My last blog post was 10 Secrets and Shortcuts to Improve Your Skills. Number 7 on that list was to “Visualize Success.” For this post and the next few posts I’m going deeper into the visualization process.

I want to spend time outlining everything that makes visualizations so effective. And, I want to give you steps to take to make visualizations a regular part of your quest for musical mastery.

“Visualization” is a funny word. It makes you think about seeing. About looking. About eyesight. Maybe about watching a movie.

Like a successful movie, visualizations go far beyond what you can see. Visualizations need more than sights. They also need sounds, tactile sensations, emotions, and a plot.

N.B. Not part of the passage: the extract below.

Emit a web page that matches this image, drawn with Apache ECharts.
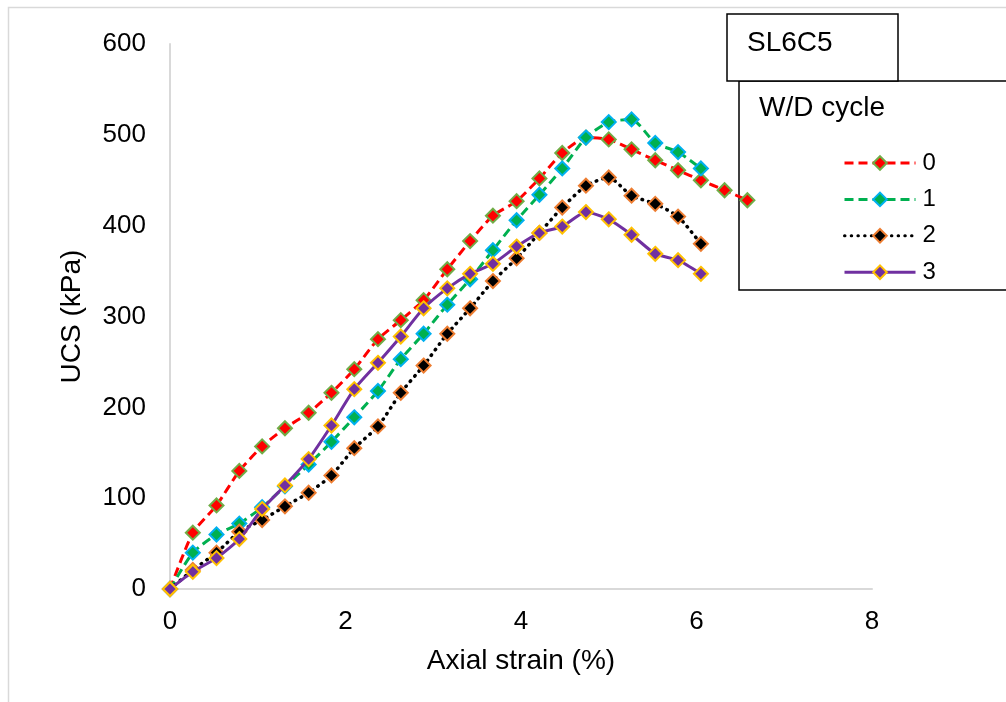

And, your visualizations need a lead character or hero. That hero is you.

Visualizations tell your story. It’s a story of a successful performance, audition, rehearsal, or lesson.

In this story, you enter the space where you’ll be playing music. You feel what it’s like to be there. You picture everything in the room. You hear whatever sounds are there. You feel the heat of the lights or the cold draft of the air conditioning.

As you prepare to perform in your visualization, you know that you will play your best. You fill your mind with positive thoughts and picture yourself at the height of your skills.

When you are full of confidence, it’s time to play. Start performing your music.

As you move forward, take complete control of every aspect of your playing. Your technique, tone, and intonation will all be flawless. Every note, phrase, and section will be shaped exactly as you’ve always wanted them to sound.

If you feel you’re starting to lose your musical battle, mentally adjust your feelings and keep moving forward. Make yourself feel great. Continue performing perfectly.

You’ll take control of the visualization and get the exact outcome you desire. After all, this performance is in your mind. As the hero of your musical story, you can do anything you want.

In the end, you emerge from your visualization successful and triumphant. You’ll know what it feels like to taste victory.

What would happen if you made this process a regular part of your practicing and performance preparation? Do you think you would feel better about your playing?